Wherever the string "this" occurs in a line of these records, report that line.

*** Working data

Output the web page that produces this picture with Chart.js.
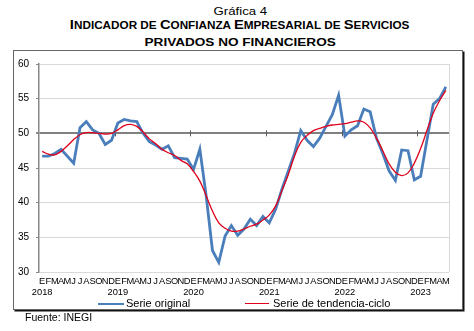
<!DOCTYPE html>
<html lang="es">
<head>
<meta charset="utf-8">
<script src="https://cdn.jsdelivr.net/npm/chart.js@4.4.1/dist/chart.umd.min.js"></script>
<style>
  body { margin: 0; width: 474px; height: 331px; background: #fff; position: relative; overflow: hidden;
         font-family: "Liberation Sans", Arial, sans-serif; color: #000; }
  .t { position: absolute; left: 3px; width: 474px; text-align: center; white-space: nowrap; }
  .t .w { display: inline-block; transform: scaleX(1.15); }
  #l1 { top: 5px; font-size: 11.5px; line-height: 12px; }
  #l2 { top: 18px; font-size: 10.2px; line-height: 13px; font-weight: bold; }
  #l2 .c { font-size: 12.8px; }
  #l3 { top: 36px; font-size: 11.8px; line-height: 12px; font-weight: bold; }
  #caja { position: absolute; left: 13px; top: 50px; width: 448px; height: 258px;
          border: 1px solid #666; box-shadow: 1.5px 1.5px 0 #111; background: #fff; }
  #caja canvas { position: absolute; left: 0; top: 0; }
  .ley { position: absolute; font-size: 11px; line-height: 11px; white-space: nowrap; }
  .ley i { position: absolute; height: 2.5px; }
  #fuente { position: absolute; left: 25px; top: 312px; font-size: 10.5px; line-height: 11px; }
</style>
</head>
<body>
<div class="t" id="l1"><span class="w">Gráfica 4</span></div>
<div class="t" id="l2"><span class="w"><span class="c">I</span>NDICADOR DE <span class="c">C</span>ONFIANZA <span class="c">E</span>MPRESARIAL DE <span class="c">S</span>ERVICIOS</span></div>
<div class="t" id="l3"><span class="w">PRIVADOS NO FINANCIEROS</span></div>

<div id="caja">
  <canvas id="grafica" width="448" height="258"></canvas>
  <div class="ley" style="left:84px;top:247px"><i style="left:0;top:4.5px;width:26px;background:#4a7ebb"></i><span style="margin-left:28px">Serie original</span></div>
  <div class="ley" style="left:231px;top:247px"><i style="left:0;top:4.5px;width:24px;background:#e0001b;height:1.8px"></i><span style="margin-left:28px">Serie de tendencia-ciclo</span></div>
</div>
<div id="fuente">Fuente: INEGI</div>

<script>
// Enero 2018 a mayo 2023, mensual
const letrasMes = ['E', 'F', 'M', 'A', 'M', 'J', 'J', 'A', 'S', 'O', 'N', 'D'];
const anios = ['2018', '2019', '2020', '2021', '2022', '2023'];
const totalMeses = 65;

const serieOriginal = [
    46.7, 46.7, 47.1, 47.7, 46.7, 45.7, 50.8, 51.7, 50.5, 50.0, 48.4, 49.0,
    51.5, 52.0, 51.8, 51.7, 50.0, 48.8, 48.3, 47.7, 48.2, 46.5, 46.4, 46.3,
    44.8, 47.7, 41.0, 33.1, 31.4, 35.2, 36.7, 35.3, 36.2, 37.6, 36.7, 38.0,
    37.1, 39.0, 41.9, 44.5, 47.1, 50.4, 49.0, 48.1, 49.3, 51.0, 52.7, 55.5,
    49.6, 50.5, 51.1, 53.5, 53.1, 49.3, 47.1, 44.6, 43.2, 47.6, 47.5, 43.3,
    43.8, 49.0, 54.2, 55.0, 56.7
];

const serieTendencia = [
    47.4, 47.0, 46.9, 47.4, 48.2, 49.1, 49.8, 50.1, 50.1, 50.0, 49.9, 50.0,
    50.5, 51.1, 51.3, 51.0, 50.2, 49.2, 48.5, 47.7, 47.2, 46.8, 46.1, 45.6,
    44.5, 43.1, 41.0, 38.8, 37.1, 36.3, 35.9, 35.9, 36.2, 36.6, 36.9, 37.5,
    38.2, 39.5, 41.7, 44.0, 46.7, 48.7, 49.7, 50.4, 50.7, 51.0, 51.2, 51.3,
    51.4, 51.6, 51.8, 51.6, 50.8, 49.3, 47.5, 45.6, 44.4, 43.9, 44.3, 45.7,
    47.8, 50.4, 52.9, 54.7, 56.2
];

// etiquetas: letra del mes, y el año bajo enero
const etiquetas = [];
for (let i = 0; i < totalMeses; i++) {
    const m = i % 12;
    etiquetas.push(m === 0 ? [letrasMes[m], anios[i / 12]] : letrasMes[m]);
}

// linea de cruce en 50 con marcas entre años, y borde derecho
const cruceEje = {
    id: 'cruceEje',
    beforeDatasetsDraw(chart) {
        const { ctx, chartArea, scales: { x, y } } = chart;
        const y50 = y.getPixelForValue(50);
        ctx.save();
        ctx.strokeStyle = '#d9d9d9';
        ctx.lineWidth = 1;
        ctx.beginPath();
        ctx.moveTo(chartArea.right + 0.5, chartArea.top);
        ctx.lineTo(chartArea.right + 0.5, chartArea.bottom);
        ctx.stroke();
        ctx.strokeStyle = '#595959';
        ctx.lineWidth = 1;
        for (let i = 12; i < totalMeses; i += 12) {
            const px = Math.round((x.getPixelForValue(i - 1) + x.getPixelForValue(i)) / 2) + 0.5;
            ctx.beginPath();
            ctx.moveTo(px, y50 - 3);
            ctx.lineTo(px, y50 + 3);
            ctx.stroke();
        }
        ctx.restore();
    }
};

const ctx = document.getElementById('grafica').getContext('2d');
new Chart(ctx, {
    type: 'line',
    data: {
        labels: etiquetas,
        datasets: [
            {
                label: 'Serie original',
                data: serieOriginal,
                borderColor: '#4a7ebb',
                backgroundColor: '#4a7ebb',
                borderWidth: 2.8,
                pointRadius: 0,
                tension: 0,
                order: 1
            },
            {
                label: 'Serie de tendencia-ciclo',
                data: serieTendencia,
                borderColor: '#e0001b',
                backgroundColor: '#e0001b',
                borderWidth: 1.3,
                pointRadius: 0,
                tension: 0.4,
                order: 0
            }
        ]
    },
    options: {
        responsive: false,
        animation: false,
        devicePixelRatio: 1,
        layout: { padding: { top: 10, right: 13, left: 0, bottom: 0 } },
        scales: {
            x: {
                offset: true,
                grid: { display: false, drawTicks: false },
                border: { display: false },
                ticks: {
                    autoSkip: false,
                    maxRotation: 0,
                    padding: 3,
                    color: '#000',
                    font: { family: 'Liberation Sans', size: 9.3, lineHeight: 1.28 }
                },
                afterFit(scale) { scale.height = 37; }
            },
            y: {
                min: 30,
                max: 60,
                ticks: {
                    stepSize: 5,
                    padding: 7,
                    color: '#000',
                    font: { family: 'Liberation Sans', size: 10 }
                },
                grid: {
                    color: c => (c.tick && c.tick.value === 50 ? '#808080' : '#d9d9d9'),
                    lineWidth: c => (c.tick && c.tick.value === 50 ? 2 : 1),
                    tickColor: '#888',
                    tickLength: 3
                },
                border: { color: '#888', width: 1.5 },
                afterFit(scale) { scale.width = 25; }
            }
        },
        plugins: {
            legend: { display: false },
            tooltip: { enabled: false }
        }
    },
    plugins: [cruceEje]
});
</script>
</body>
</html>
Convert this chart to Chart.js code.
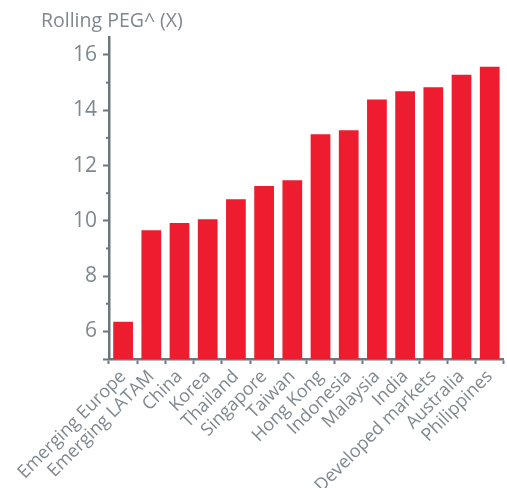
<!DOCTYPE html>
<html>
<head>
<meta charset="utf-8">
<script src="https://cdn.jsdelivr.net/npm/chart.js@4/dist/chart.umd.min.js"></script>
<style>
  html, body { margin: 0; padding: 0; background: #fff; }
  #wrap { width: 507px; height: 488px; }
</style>
</head>
<body>
<div id="wrap"><canvas id="pegChart" width="507" height="488"></canvas></div>
<script>
const markets = [
  'Emerging Europe', 'Emerging LATAM', 'China', 'Korea', 'Thailand',
  'Singapore', 'Taiwan', 'Hong Kong', 'Indonesia', 'Malaysia', 'India',
  'Developed markets', 'Australia', 'Philippines'
];
const rollingPeg = [6.35, 9.66, 9.92, 10.06, 10.78, 11.26, 11.47, 13.13, 13.28, 14.39, 14.69, 14.83, 15.28, 15.57];
const majorTicks = [5, 6, 8, 10, 12, 14, 16];
const minorTicks = [7, 9, 11, 13, 15];
const chartTitle = 'Rolling PEG^ (X)';

const grey = '#6d767d';
const textGrey = '#7f8890';
const red = '#ed1c2e';
const font = '"Open Sans", "Noto Sans", sans-serif';

// title text and the short minor ticks on the y axis
const extras = {
  id: 'extras',
  afterDraw(chart) {
    const ctx = chart.ctx;
    const y = chart.scales.y;
    ctx.save();
    ctx.strokeStyle = grey;
    ctx.lineWidth = 2;
    minorTicks.forEach(v => {
      const py = y.getPixelForValue(v);
      ctx.beginPath();
      ctx.moveTo(chart.chartArea.left - 3, py);
      ctx.lineTo(chart.chartArea.left, py);
      ctx.stroke();
    });
    ctx.fillStyle = textGrey;
    ctx.font = '19.5px ' + font;
    ctx.textBaseline = 'alphabetic';
    ctx.fillText(chartTitle, 41, 27);
    ctx.restore();
  }
};

new Chart(document.getElementById('pegChart'), {
  type: 'bar',
  data: {
    labels: markets,
    datasets: [{
      data: rollingPeg,
      backgroundColor: red,
      barPercentage: 0.7,
      categoryPercentage: 1.0
    }]
  },
  options: {
    responsive: false,
    animation: false,
    layout: { padding: { top: 37, right: 0, left: 0, bottom: 0 } },
    plugins: { legend: { display: false }, tooltip: { enabled: false } },
    scales: {
      x: {
        afterFit: s => { s.height = 129; },
        border: { color: grey, width: 2.5 },
        grid: { drawOnChartArea: false, tickLength: 5, tickColor: grey, tickWidth: 2 },
        ticks: {
          color: textGrey,
          font: { family: font, size: 18 },
          minRotation: 45,
          maxRotation: 45,
          autoSkip: false,
          padding: 2
        }
      },
      y: {
        min: 5,
        max: 16.65,
        afterFit: s => { s.width = 109; },
        afterBuildTicks: s => { s.ticks = majorTicks.map(v => ({ value: v })); },
        border: { color: grey, width: 2.5 },
        grid: { drawOnChartArea: false, tickLength: 6, tickColor: grey, tickWidth: 2 },
        ticks: {
          color: textGrey,
          font: { family: font, size: 21 },
          padding: 6,
          callback: v => (v === 5 ? '' : v)
        }
      }
    }
  },
  plugins: [extras]
});
</script>
</body>
</html>
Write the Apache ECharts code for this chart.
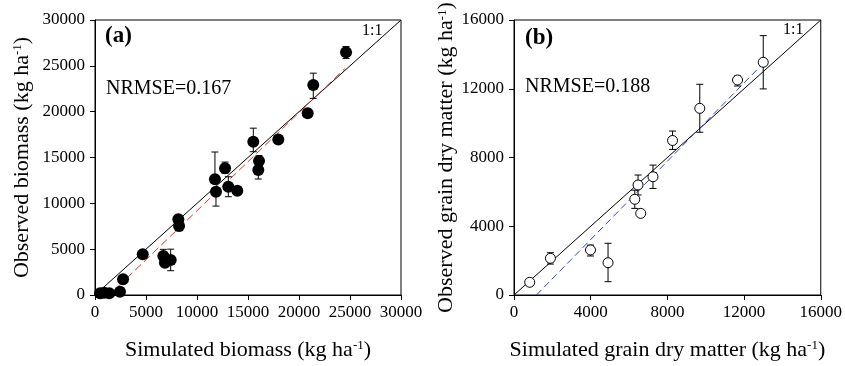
<!DOCTYPE html>
<html>
<head>
<meta charset="utf-8">
<script src="https://cdn.jsdelivr.net/npm/echarts@6/dist/echarts.min.js"></script>
<style>
  html, body { margin: 0; padding: 0; background: #fff; }
  #chart { width: 845px; height: 366px; }
</style>
</head>
<body>
<div id="chart"></div>
<script>
// panel (a): biomass
const simA = [500, 900, 1400, 2450, 2750, 4680, 6700, 6860, 7420, 8170, 8240, 11760, 11860, 12750, 13070, 13950, 15520, 16080, 16010, 17970, 20850, 21400, 24610];
const obsA = [200, 250, 200, 360, 1710, 4440, 4250, 3520, 3820, 8260, 7530, 12620, 11270, 13820, 11810, 11380, 16720, 14620, 13640, 16960, 19820, 22910, 26480];
// error bars (a): [sim, low, high]
const errA = [
  [4680, 4150, 4750],
  [6700, 4250, 4980],
  [7420, 2650, 5000],
  [8170, 8260, 8620],
  [8240, 7010, 7530],
  [11760, 12620, 15600],
  [11860, 9700, 11270],
  [12750, 13280, 14500],
  [13070, 10720, 12900],
  [15520, 15630, 18200],
  [16080, 14620, 15200],
  [16010, 12650, 13640],
  [17970, 16650, 17300],
  [20850, 19450, 20200],
  [21400, 21450, 24200],
  [24610, 25800, 27100]
];
const regA = [[1400, 0], [24500, 24700]];
const oneToOneA = [[0, 0], [30000, 30000]];

// panel (b): grain dry matter
const simB = [820, 1900, 3990, 4905, 6300, 6470, 6610, 7250, 8270, 9690, 11660, 13000];
const obsB = [740, 2135, 2620, 1880, 5570, 6400, 4750, 6880, 8990, 10860, 12510, 13540];
const errB = [
  [1900, 1800, 2460],
  [3990, 2270, 2900],
  [4905, 775, 3010],
  [6300, 5040, 6100],
  [6470, 5820, 6980],
  [7250, 6200, 7560],
  [8270, 8470, 9540],
  [9690, 9470, 12260],
  [11660, 12160, 12740],
  [13000, 11990, 15090]
];
const regB = [[1170, 0], [13000, 13480]];
const oneToOneB = [[0, 0], [16000, 16000]];

const FONT = '"Liberation Serif", "Times New Roman", serif';

const pairs = (xs, ys) => xs.map((x, i) => [x, ys[i]]);

function errorBars(params, api) {
  const x = api.value(0);
  const lo = api.coord([x, api.value(1)]);
  const hi = api.coord([x, api.value(2)]);
  const cap = 3.5;
  const style = { stroke: '#000', lineWidth: 1 };
  return {
    type: 'group',
    children: [
      { type: 'line', shape: { x1: lo[0], y1: lo[1], x2: hi[0], y2: hi[1] }, style },
      { type: 'line', shape: { x1: lo[0] - cap, y1: lo[1], x2: lo[0] + cap, y2: lo[1] }, style },
      { type: 'line', shape: { x1: hi[0] - cap, y1: hi[1], x2: hi[0] + cap, y2: hi[1] }, style }
    ]
  };
}

const nameStyle = {
  fontFamily: FONT,
  fontSize: 22,
  color: '#000',
  rich: {
    sup: { fontFamily: FONT, fontSize: 13, color: '#000', verticalAlign: 'top', lineHeight: 13 }
  }
};

function valueAxis(max, interval, name, gap, isY) {
  return {
    type: 'value',
    min: 0,
    max,
    interval,
    name,
    nameLocation: 'middle',
    nameGap: gap,
    nameTextStyle: nameStyle,
    axisLine: { show: true, lineStyle: { color: '#000', width: 1 } },
    axisTick: { show: true, inside: false, length: 5, lineStyle: { color: '#000' } },
    axisLabel: {
      color: '#000', fontFamily: FONT, fontSize: 17, margin: isY ? 10 : 9,
      formatter: v => String(v)
    },
    splitLine: { show: false }
  };
}

const chart = echarts.init(document.getElementById('chart'));

const option = {
  animation: false,
  backgroundColor: '#fff',
  grid: [
    { left: 95, top: 20, width: 306, height: 275, show: true, borderColor: '#000', borderWidth: 1 },
    { left: 514, top: 20, width: 307, height: 275, show: true, borderColor: '#000', borderWidth: 1 }
  ],
  xAxis: [
    Object.assign(valueAxis(30000, 5000, 'Simulated biomass (kg ha{sup|-1})', 44, false), { gridIndex: 0 }),
    Object.assign(valueAxis(16000, 4000, 'Simulated grain dry matter (kg ha{sup|-1})', 44, false), { gridIndex: 1 })
  ],
  yAxis: [
    Object.assign(valueAxis(30000, 5000, 'Observed biomass (kg ha{sup|-1})', 62, true), { gridIndex: 0 }),
    Object.assign(valueAxis(16000, 4000, 'Observed grain dry matter (kg ha{sup|-1})', 49, true), { gridIndex: 1 })
  ],
  graphic: [
    { type: 'text', left: 105, top: 25, style: { text: '(a)', font: 'bold 23px ' + FONT, fill: '#000' } },
    { type: 'text', left: 106, top: 79, style: { text: 'NRMSE=0.167', font: '20px ' + FONT, fill: '#000' } },
    { type: 'text', left: 362, top: 23, style: { text: '1:1', font: '16px ' + FONT, fill: '#000' } },
    { type: 'text', left: 525, top: 27, style: { text: '(b)', font: 'bold 23px ' + FONT, fill: '#000' } },
    { type: 'text', left: 525, top: 77, style: { text: 'NRMSE=0.188', font: '20px ' + FONT, fill: '#000' } },
    { type: 'text', left: 783, top: 22, style: { text: '1:1', font: '16px ' + FONT, fill: '#000' } }
  ],
  series: [
    // panel (a)
    {
      type: 'line', xAxisIndex: 0, yAxisIndex: 0, data: oneToOneA,
      showSymbol: false, lineStyle: { color: '#000', width: 1 }, z: 1
    },
    {
      type: 'line', xAxisIndex: 0, yAxisIndex: 0, data: regA,
      showSymbol: false, lineStyle: { color: '#e0302f', width: 1, type: [8, 4] }, z: 1
    },
    {
      type: 'custom', xAxisIndex: 0, yAxisIndex: 0, data: errA,
      encode: { x: 0, y: [1, 2] }, renderItem: errorBars, z: 2
    },
    {
      type: 'scatter', xAxisIndex: 0, yAxisIndex: 0, data: pairs(simA, obsA),
      symbol: 'circle', symbolSize: 12, itemStyle: { color: '#000', opacity: 1 }, z: 3
    },
    // panel (b)
    {
      type: 'line', xAxisIndex: 1, yAxisIndex: 1, data: oneToOneB,
      showSymbol: false, lineStyle: { color: '#000', width: 1 }, z: 1
    },
    {
      type: 'line', xAxisIndex: 1, yAxisIndex: 1, data: regB,
      showSymbol: false, lineStyle: { color: '#2f3fe0', width: 1, type: [7, 4] }, z: 1
    },
    {
      type: 'custom', xAxisIndex: 1, yAxisIndex: 1, data: errB,
      encode: { x: 0, y: [1, 2] }, renderItem: errorBars, z: 2
    },
    {
      type: 'scatter', xAxisIndex: 1, yAxisIndex: 1, data: pairs(simB, obsB),
      symbol: 'circle', symbolSize: 10,
      itemStyle: { color: '#fff', borderColor: '#000', borderWidth: 1, opacity: 1 }, z: 3
    }
  ]
};

chart.setOption(option);
</script>
</body>
</html>
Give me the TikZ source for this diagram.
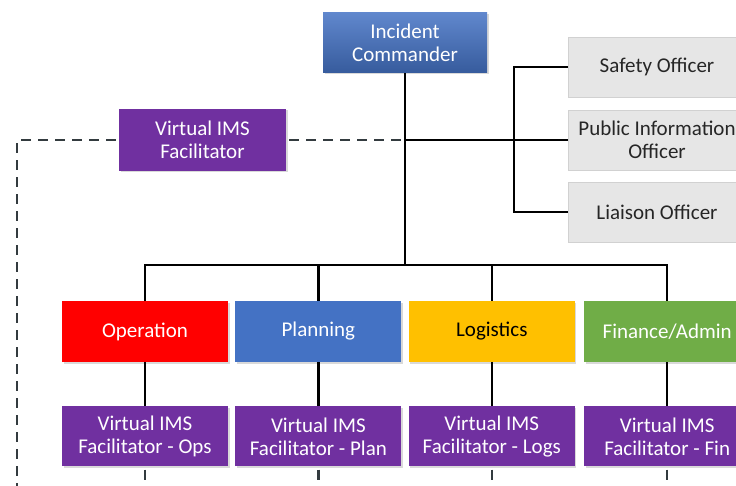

******

● **The response**:
Output the web page that produces this picture with Chart.js.
Convert this chart to Chart.js code.
Write the Apache ECharts code for this chart.
Give me the TikZ source for this diagram.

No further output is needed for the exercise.